Folklore Map of Britain & Ireland Myths, Legends & Spectral Encounters
Witches West Bow, Edinburgh

Major Thomas Weir

A respected Covenanter soldier stunned Edinburgh by confessing to witchcraft and was strangled in 1670; his shunned house on the West Bow stood empty for a century, lit at night by phantom revels.

Major Thomas Weir was a pillar of Presbyterian Edinburgh — a Covenanting officer and captain of the Town Guard, so austere in his piety that locals called him the 'West Bow Saint'. He shared a narrow flat on the West Bow with his spinster sister Grizel. Then, around 1670, while leading a prayer meeting, the elderly major astonished the company by confessing unbidden to a lifetime of secret crimes and to commerce with the Devil.

The story

Weir was strangled and burned, often named as the last man executed for witchcraft in Scotland, and his sister was hanged soon after. But it was his house that fixed him in the city's folklore.
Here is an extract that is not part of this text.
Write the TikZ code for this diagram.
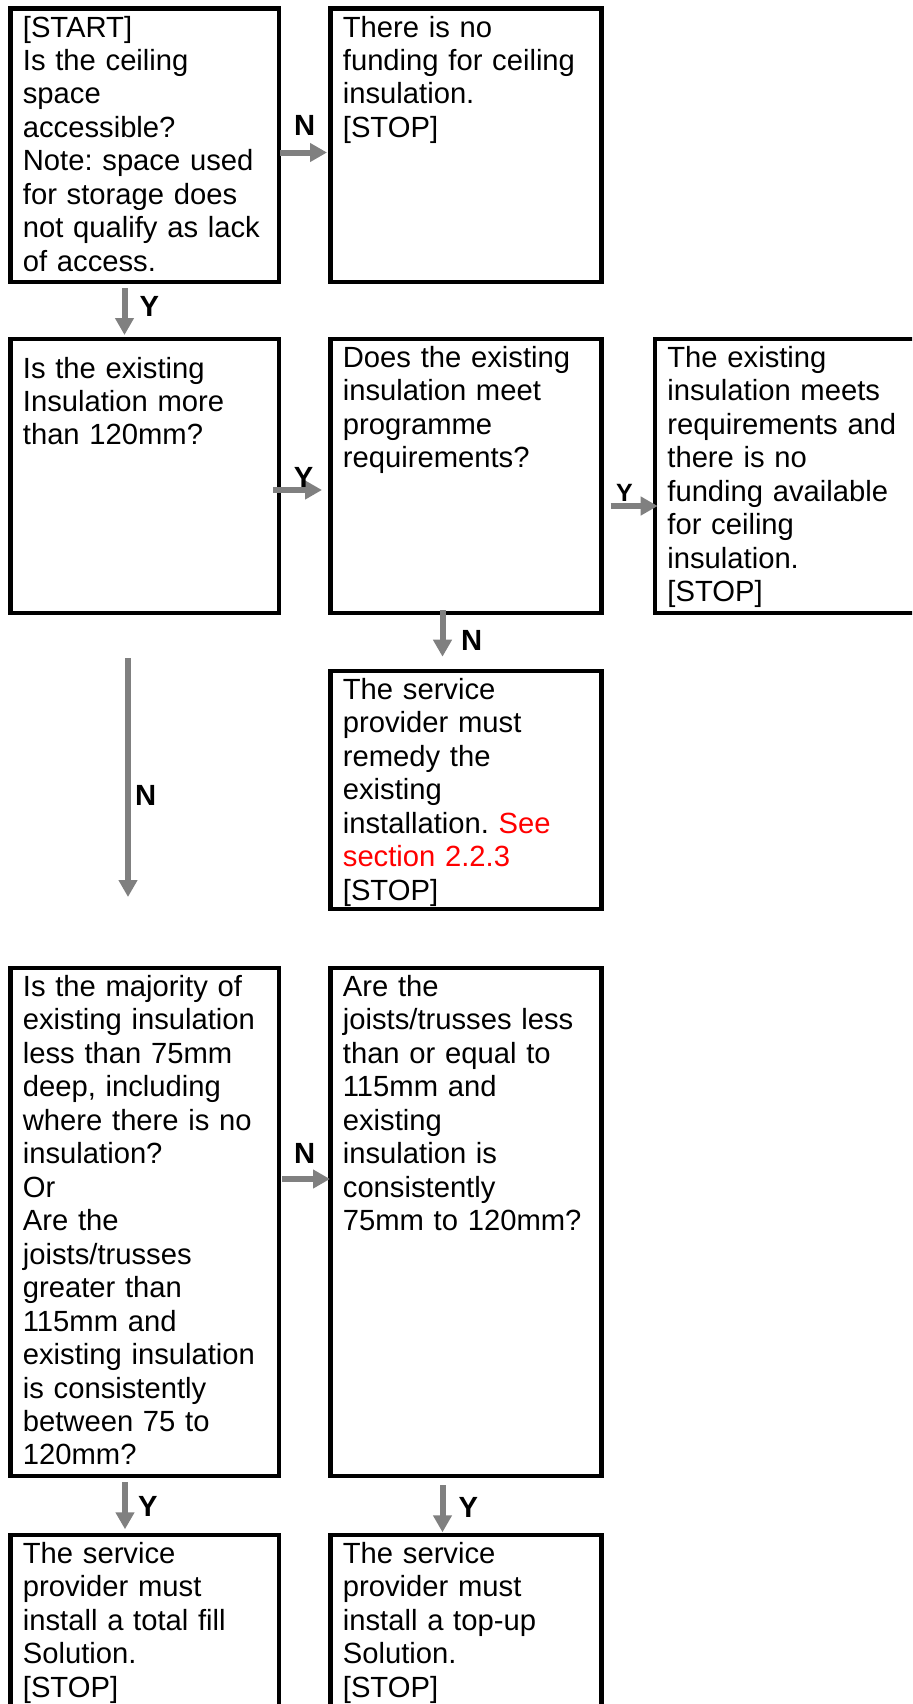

For more than a century the dwelling on the West Bow stood empty, for no one would live in it. Passers-by reported lights moving in the windows of the deserted rooms, the sound of music and laughter, and the shapes of enormous women behind the glass.

When an old soldier named William Patullo at last took the cheap house around 1780, he and his wife are said to have fled after a single night, driven out when a spectral calf appeared at the foot of their bed and rested its forelegs on the frame to stare at them in the dark. The 'Wizard of the West Bow' became one of Edinburgh's most enduring ghost stories.